Yesterday, I stepped onto the scale, and I cried. It read, 179.8. “Thank you, Jesus,” I said. I knew I couldn’t have done it on my own. As of Dec. 19, 2013, I have lost 80.2 pounds.
I’d resigned myself to being heavy. I can’t express to you how much better I feel, how much happier I am with my appearance, how much more energy I have. I have changed. I’m now a person who cares about being healthy – eating well, exercising – those things are important to me now. They weren’t before.
My challenge now is one I don’t think I expected. Ten months ago, I was a habitual overeater. Since then, I’ve been on a diet. I realized yesterday that I have to learn to eat normally because I’ve never done it before. I still need your support and prayers, but I am committed to being healthy. I won’t be the guy I used to be.
I’m a day late blogging it, but yesterday was most definitely a big day for me. I weighed in at 199.8 pounds. That’s 60.2 pounds below my starting weight in February, which is a milestone in and of itself.
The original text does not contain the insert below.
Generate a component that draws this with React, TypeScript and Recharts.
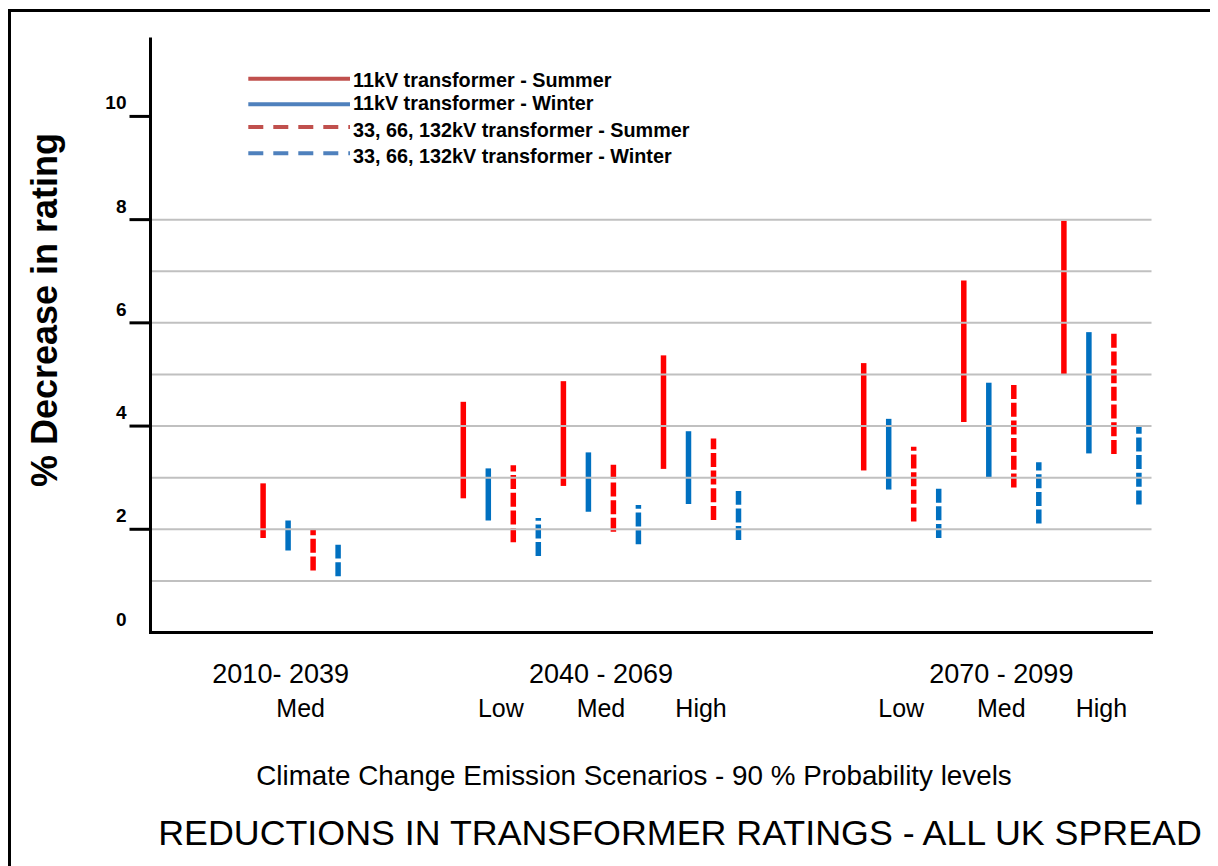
import { BarChart, Bar, XAxis, YAxis, ReferenceLine, Legend } from 'recharts'

// category slots (empty ones keep the gaps between periods)
const slots = ['s0', 's1', 's2', 's3', 's4', 's5', 's6', 's7', 's8', 's9']
const scenarios = ['', 'Med', '', 'Low', 'Med', 'High', '', 'Low', 'Med', 'High']
const periods = ['', '2010- 2039', '', '', '2040 - 2069', '', '', '', '2070 - 2099', '']

const yTicks = [0, 2, 4, 6, 8, 10]
const gridValues = [1, 2, 3, 4, 5, 6, 7, 8]

// % decrease ranges (low / high end of each line)
const summer11Low = [null, 1.83, null, 2.6, 2.84, 3.17, null, 3.14, 4.08, 4.99]
const summer11High = [null, 2.89, null, 4.47, 4.87, 5.37, null, 5.22, 6.82, 7.98]
const winter11Low = [null, 1.59, null, 2.17, 2.34, 2.49, null, 2.77, 2.99, 3.47]
const winter11High = [null, 2.17, null, 3.18, 3.49, 3.9, null, 4.14, 4.84, 5.82]
const summerHvLow = [null, 1.2, null, 1.75, 1.95, 2.18, null, 2.15, 2.81, 3.46]
const summerHvHigh = [null, 2.0, null, 3.24, 3.26, 3.76, null, 3.6, 4.81, 5.8]
const winterHvLow = [null, 1.09, null, 1.48, 1.71, 1.79, null, 1.83, 2.11, 2.48]
const winterHvHigh = [null, 1.7, null, 2.22, 2.47, 2.74, null, 2.79, 3.3, 3.98]

interface SeriesDef {
  key: string
  name: string
  color: string
  legendColor: string
  dashed: boolean
  low: (number | null)[]
  high: (number | null)[]
}

const SERIES: SeriesDef[] = [
  { key: 'summer11', name: '11kV transformer - Summer', color: '#ff0000', legendColor: '#c0504d', dashed: false, low: summer11Low, high: summer11High },
  { key: 'winter11', name: '11kV transformer - Winter', color: '#0070c0', legendColor: '#4f81bd', dashed: false, low: winter11Low, high: winter11High },
  { key: 'summerHv', name: '33, 66, 132kV transformer - Summer', color: '#ff0000', legendColor: '#c0504d', dashed: true, low: summerHvLow, high: summerHvHigh },
  { key: 'winterHv', name: '33, 66, 132kV transformer - Winter', color: '#0070c0', legendColor: '#4f81bd', dashed: true, low: winterHvLow, high: winterHvHigh },
]

const chartData = slots.map((slot, i) => {
  const row: Record<string, unknown> = { slot }
  SERIES.forEach(s => {
    const lo = s.low[i]
    const hi = s.high[i]
    row[s.key] = lo == null || hi == null ? null : [lo, hi]
  })
  return row
})

const FONT = '"Liberation Sans", Arial, sans-serif'
const W = 1210
const H = 858
const PLOT_LEFT = 142.5

const RangeLine = (props: any) => {
  const { x, y, width, height, color, dashed } = props
  if (![x, y, width, height].every(v => typeof v === 'number' && isFinite(v)) || !height) return null
  const cx = x + width / 2
  const top = Math.min(y, y + height)
  const bottom = Math.max(y, y + height)
  // dashes start from the bottom end, as in the original
  return (
    <line
      x1={cx}
      x2={cx}
      y1={bottom}
      y2={top}
      stroke={color}
      strokeWidth={5.5}
      strokeDasharray={dashed ? '14 3.7' : undefined}
    />
  )
}

const YTick = (props: any) => {
  const { y, payload } = props
  const v = payload?.value
  return (
    <g>
      {v !== 0 && (
        <line x1={PLOT_LEFT - 21} x2={PLOT_LEFT} y1={y} y2={y} stroke="#000" strokeWidth={3} />
      )}
      <text
        x={PLOT_LEFT - 24}
        y={y - 14 + 7}
        textAnchor="end"
        fontFamily={FONT}
        fontWeight="bold"
        fontSize={19}
        fill="#000"
      >
        {v}
      </text>
    </g>
  )
}

const PERIOD_NUDGE: Record<number, number> = { 1: -20 }

const XTick = (props: any) => {
  const { x, payload } = props
  const i = props.index ?? payload?.index ?? 0
  return (
    <g>
      {periods[i] && (
        <text x={x + (PERIOD_NUDGE[i] || 0)} y={675} textAnchor="middle" fontFamily={FONT} fontSize={27} fill="#000">
          {periods[i]}
        </text>
      )}
      {scenarios[i] && (
        <text x={x} y={709} textAnchor="middle" fontFamily={FONT} fontSize={25} fill="#000">
          {scenarios[i]}
        </text>
      )}
    </g>
  )
}

const LEGEND_LINE_Y = [18.7, 44.3, 67, 93.3]
const LEGEND_TEXT_Y = [26.7, 50, 77, 103]

const LegendBox = () => (
  <svg width={480} height={110} style={{ display: 'block' }}>
    {SERIES.map((s, i) => (
      <g key={s.key}>
        <line
          x1={8.3}
          x2={110}
          y1={LEGEND_LINE_Y[i]}
          y2={LEGEND_LINE_Y[i]}
          stroke={s.legendColor}
          strokeWidth={4}
          strokeDasharray={s.dashed ? '15 10' : undefined}
        />
        <text x={113} y={LEGEND_TEXT_Y[i]} fontFamily={FONT} fontWeight="bold" fontSize={19.8} fill="#000">
          {s.name}
        </text>
      </g>
    ))}
  </svg>
)

export default function App() {
  return (
    <div style={{ position: 'relative', width: W, height: H, background: '#fff' }}>
      <style>{'html, body { overflow: hidden; }'}</style>
      <div style={{ position: 'absolute', left: 0, top: 1, width: W, height: 3, background: '#000' }} />
      <div style={{ position: 'absolute', left: 0, top: 1, width: 3, height: H - 1, background: '#000' }} />
      <div style={{ position: 'absolute', left: 0, top: 0 }}>
        <BarChart
          width={W}
          height={H}
          data={chartData}
          margin={{ top: 31, right: 66.5, bottom: 133.5, left: 62.5 }}
          barGap={0}
          barCategoryGap={0}
        >
          {gridValues.map(v => (
            <ReferenceLine key={v} y={v} stroke="#c0c0c0" strokeWidth={2} />
          ))}
          <XAxis
            dataKey="slot"
            interval={0}
            height={100}
            tickLine={false}
            axisLine={{ stroke: '#000', strokeWidth: 3, strokeLinecap: 'square' }}
            tick={XTick}
          />
          <YAxis
            type="number"
            domain={[0, 11.5]}
            ticks={yTicks}
            interval={0}
            width={80}
            allowDataOverflow
            tickLine={false}
            axisLine={{ stroke: '#000', strokeWidth: 3, strokeLinecap: 'square' }}
            tick={YTick}
          />
          <Legend
            layout="vertical"
            align="center"
            verticalAlign="middle"
            content={() => <LegendBox />}
            wrapperStyle={{ left: 232, top: 52, width: 480 }}
          />
          {SERIES.map(s => (
            <Bar
              key={s.key}
              dataKey={s.key}
              name={s.name}
              barSize={25}
              fill={s.color}
              isAnimationActive={false}
              shape={(p: any) => <RangeLine {...p} color={s.color} dashed={s.dashed} />}
            />
          ))}
        </BarChart>
      </div>
      <svg
        width={W}
        height={H}
        style={{ position: 'absolute', left: 0, top: 0, pointerEvents: 'none' }}
      >
        <text
          x={49}
          y={302}
          transform="rotate(-90, 49, 302)"
          textAnchor="middle"
          fontFamily={FONT}
          fontWeight="bold"
          fontSize={36}
          fill="#000"
        >
          % Decrease in rating
        </text>
        <text x={626} y={777} textAnchor="middle" fontFamily={FONT} fontSize={27.8} fill="#000">
          Climate Change Emission Scenarios - 90 % Probability levels
        </text>
        <text x={672} y={837} textAnchor="middle" fontFamily={FONT} fontSize={35.8} fill="#000">
          REDUCTIONS IN TRANSFORMER RATINGS - ALL UK SPREAD
        </text>
      </svg>
    </div>
  )
}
The big news – for me at least – is that, for the first time since college (almost 20 years) I weigh less than 200 pounds. Before I began this weight-loss journey, I’d never thought I’d see a weight that started with a “1” again. But now, here I am, and I’m still going strong.
I thank God for giving me the strength to stay with this, and I thank you who read this for your continued encouragement and support. I’m less than 20 pounds from my goal now. It’s within reach, so I need your encouragement now more than ever.
It’s been a while since I posted here. There’s a lot going on in my world since the end of July – moving halfway across the country and starting a new job! That’s had an impact on my posting schedule and my ability to control what I’m eating.
I’ve finally gotten back on track and this week, I hit 205, bringing my total weight loss to 55 pounds. Today I’m at 204.6.
With the move, I missed posting an August progression photo, and I’m a little late for this month, but I hope to post one later today.
Today is a big day! I’m down to 210 pounds – a total of 50 pounds down from my starting weight of 260 pounds in February!
After a couple weeks of hovering around 212/213 (during the whole process of moving our family from Texas to Maryland), I got back on track last week and dropped to 210.2 pounds. This morning, I dropped that last 2/10 of a pound.
This puts me 2 pounds from the lowest weight I reached the last time I went on this weight-loss journey and 30 pounds from my ultimate goal weight of 180 pounds.
The last several weeks have a been a struggle. After Mother’s Day, Memorial Day, and Father’s Day within about a month’s time, it was tough staying on track. But the last week or so, I’ve been on track and feeling good. However, my weight has been pretty much stagnant.
Until the last two days. This morning, I weighed in at 218.4 pounds. That ‘s more than two pounds down from a couple weeks ago, and 41.6 pounds total! I’m more than halfway to my goal weight of 180!
My last time on this weight-loss journey, this is when things started to get difficult. I finally peaked at a loss of 52 pounds, but things had been difficult – physically and psychologically – for a while before that. I don’t expect the rest of this journey to be easy. I know it won’t be. But I honestly believer that if I can stay on track – continue to lose weight at my current rate – in a couple more weeks I’ll be over the hump and well equipped to lose the rest of this weight.
Now is when I need your encouragement and prayers. Thank you readers!
What just happened? RunKeeper says I’m making progress!
Ladies and gentlemen, I blew right past the 30 pound mark this morning. I’m down to 228.4 pounds! I’m 39% of the way there. This is good news considering that Mother’s Day was Sunday (even though I’m not a mother, there are still copious amounts of food available).
I continue to see that a few opportunities to “cheat” on my weight loss journey are a good thing. I get some freedom, and as long as I get back on the wagon the next day, one day off won’t ruin everything.
If I don’t have some freedom, I’ll never stick with it. I learned that the last time I tried to go down this road.